Well, Howdy Rough Wighter! I saw your name over at Norah’s blogh, too and was so curious, I went over to your blog and read about your creative writing students and your name. It’s kind of like two cowpokes rustling words meet virtually in Australia. 😀 I have deep California buckaroo roots, so I know your west well. Happy to hear your story and share ink with another Rough W(r)iter! Happy trails. Hope you and perhaps your students might join us in some flash fiction fun sometime at the ranch. Thanks!

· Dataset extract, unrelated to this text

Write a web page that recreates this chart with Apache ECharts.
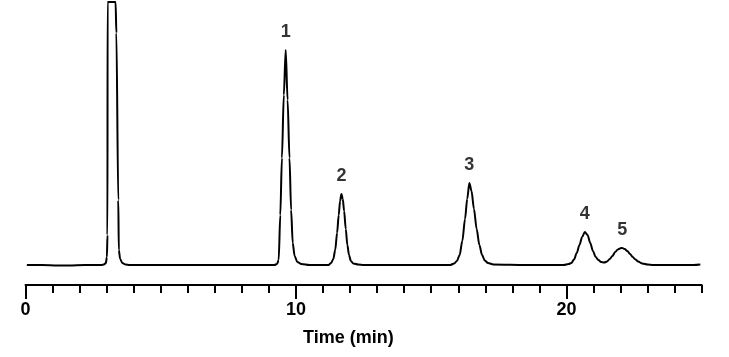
<!DOCTYPE html>
<html>
<head>
<meta charset="utf-8">
<script src="https://cdn.jsdelivr.net/npm/echarts@6/dist/echarts.min.js"></script>
<style>
html,body{margin:0;padding:0;background:#fff;}
#chart{width:729px;height:357px;}
</style>
</head>
<body>
<div id="chart"></div>
<script>
// Retention time (min)
var timeMin = [
  0.05, 0.6, 1.2, 1.6, 2.2, 2.8, 2.9, 2.97, 3.01, 3.03, 3.035, 3.33, 3.36, 3.43, 3.45, 3.5, 3.58, 3.7, 3.85,
  4.5, 6.0, 7.5, 9.0, 9.2, 9.3, 9.36, 9.42, 9.48, 9.55, 9.62, 9.69, 9.76, 9.82, 9.88, 9.95, 10.05, 10.2, 10.5,
  11.0, 11.2, 11.3, 11.38, 11.45, 11.52, 11.58, 11.63, 11.68, 11.73, 11.78, 11.84, 11.9, 11.96, 12.03, 12.12, 12.3, 12.5,
  13.5, 15.0, 15.7, 15.85, 15.95, 16.05, 16.15, 16.25, 16.33, 16.41, 16.49, 16.58, 16.68, 16.78, 16.88, 16.98, 17.1, 17.3,
  18.5, 19.9, 20.08, 20.18, 20.28, 20.38, 20.48, 20.58, 20.68, 20.78, 20.88, 20.98, 21.08, 21.18, 21.28, 21.4,
  21.5, 21.6, 21.7, 21.8, 21.9, 22.0, 22.06, 22.15, 22.25, 22.35, 22.45, 22.55, 22.65, 22.8, 23.0, 23.2, 24.0, 24.7, 24.95
];
// Detector signal (arbitrary units, baseline = 0)
var signal = [
  0, 0, -0.5, -0.5, 0, 0, 0.5, 2, 8, 30, 263, 263, 232, 65, 15, 6, 2, 0.5, 0,
  0, 0, 0, 0, 0, 1, 5, 50, 107, 170, 215, 165, 107, 55, 22, 9, 3, 1, 0,
  0, 0, 2, 6, 15, 32, 50, 64, 71, 66, 54, 36, 20, 10, 4, 1.5, 0.5, 0,
  0, 0, 0, 1.5, 4, 10, 24, 46, 66, 82, 74, 56, 36, 20, 10, 4.5, 2, 0.5,
  0, 0, 1, 2, 5.5, 12, 20, 28, 33, 30, 22, 14, 8, 5, 3, 2.5,
  3.5, 6, 9, 13, 15.5, 16.8, 17, 16, 14, 11, 8, 5.5, 3.5, 1.5, 0.5, 0, 0, 0, 0.5
];
// Peak identifiers and their apex positions
var peakNames = ['1', '2', '3', '4', '5'];
var peakTimes = [9.62, 11.68, 16.41, 20.68, 22.06];
var peakHeights = [215, 71, 82, 33, 17];
// Axis labels
var majorTicks = [0, 10, 20];
var axisTitle = 'Time (min)';

var traceData = timeMin.map(function (t, i) { return [t, signal[i]]; });
var peakData = peakTimes.map(function (t, i) { return { value: [t, peakHeights[i]], name: peakNames[i] }; });

var fontFam = '"Liberation Sans", Arial, sans-serif';
var chart = echarts.init(document.getElementById('chart'), null, { renderer: 'canvas' });
chart.setOption({
  animation: false,
  backgroundColor: '#fff',
  grid: { left: 25.5, right: 27.3, top: 0, bottom: 72 },
  xAxis: [
    {
      type: 'value', min: 0, max: 25, interval: 1, position: 'bottom',
      axisLine: { show: true, onZero: false, lineStyle: { color: '#000', width: 2 } },
      axisTick: { show: true, length: 8, lineStyle: { color: '#000', width: 2 } },
      axisLabel: { show: false },
      splitLine: { show: false }
    },
    {
      type: 'value', min: 0, max: 25, position: 'bottom',
      axisLine: { show: false, onZero: false },
      axisTick: { show: true, length: 14, customValues: majorTicks, lineStyle: { color: '#000', width: 2 } },
      axisLabel: { show: true, customValues: majorTicks, margin: 16, color: '#000', fontSize: 18, fontWeight: 'bold', fontFamily: fontFam },
      splitLine: { show: false }
    }
  ],
  yAxis: { type: 'value', min: -20, max: 265, show: false, splitLine: { show: false } },
  graphic: [{
    type: 'text', left: 303, top: 329,
    style: { text: axisTitle, fill: '#000', font: 'bold 18px ' + fontFam }
  }],
  series: [
    {
      type: 'line', xAxisIndex: 0, data: traceData, showSymbol: false, smooth: 0.3, smoothMonotone: 'x',
      lineStyle: { color: '#000', width: 2 }, clip: true
    },
    {
      type: 'scatter', xAxisIndex: 0, data: peakData, symbolSize: 0,
      label: { show: true, position: 'top', distance: 9, formatter: '{b}', color: '#000', fontSize: 18, fontWeight: 'bold', fontFamily: fontFam }
    }
  ]
});
</script>
</body>
</html>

I’m so pleased I was instrumental in the meet-up between you two Rough Writers. You both have lots of experience to wisdom and share. I’m doubly lucky to benefit from both!
Norah, you continue to be that important “one.” I hope that’s a sign of good things to come your way through that same process! ❤
Thank you, Charli. I appreciate your sentiment. <3
What a wonderful collection, Charli. I didn’t get to read them all as posted this week, but what a pleasure it is to read them here and see the way you have arranged them so the themes run fluidly from one to another. I am constantly amazed at the diversity in, and quality of, responses. What a great campfire gathering.
I’m thinking of Kerry’s water flow analogy, and how the flow itself prevents stagnation. It’s fun to think about the underlying connections to work with in the container, too.
Hmm. I like that. Yes, the meaning flows throw it. Nice.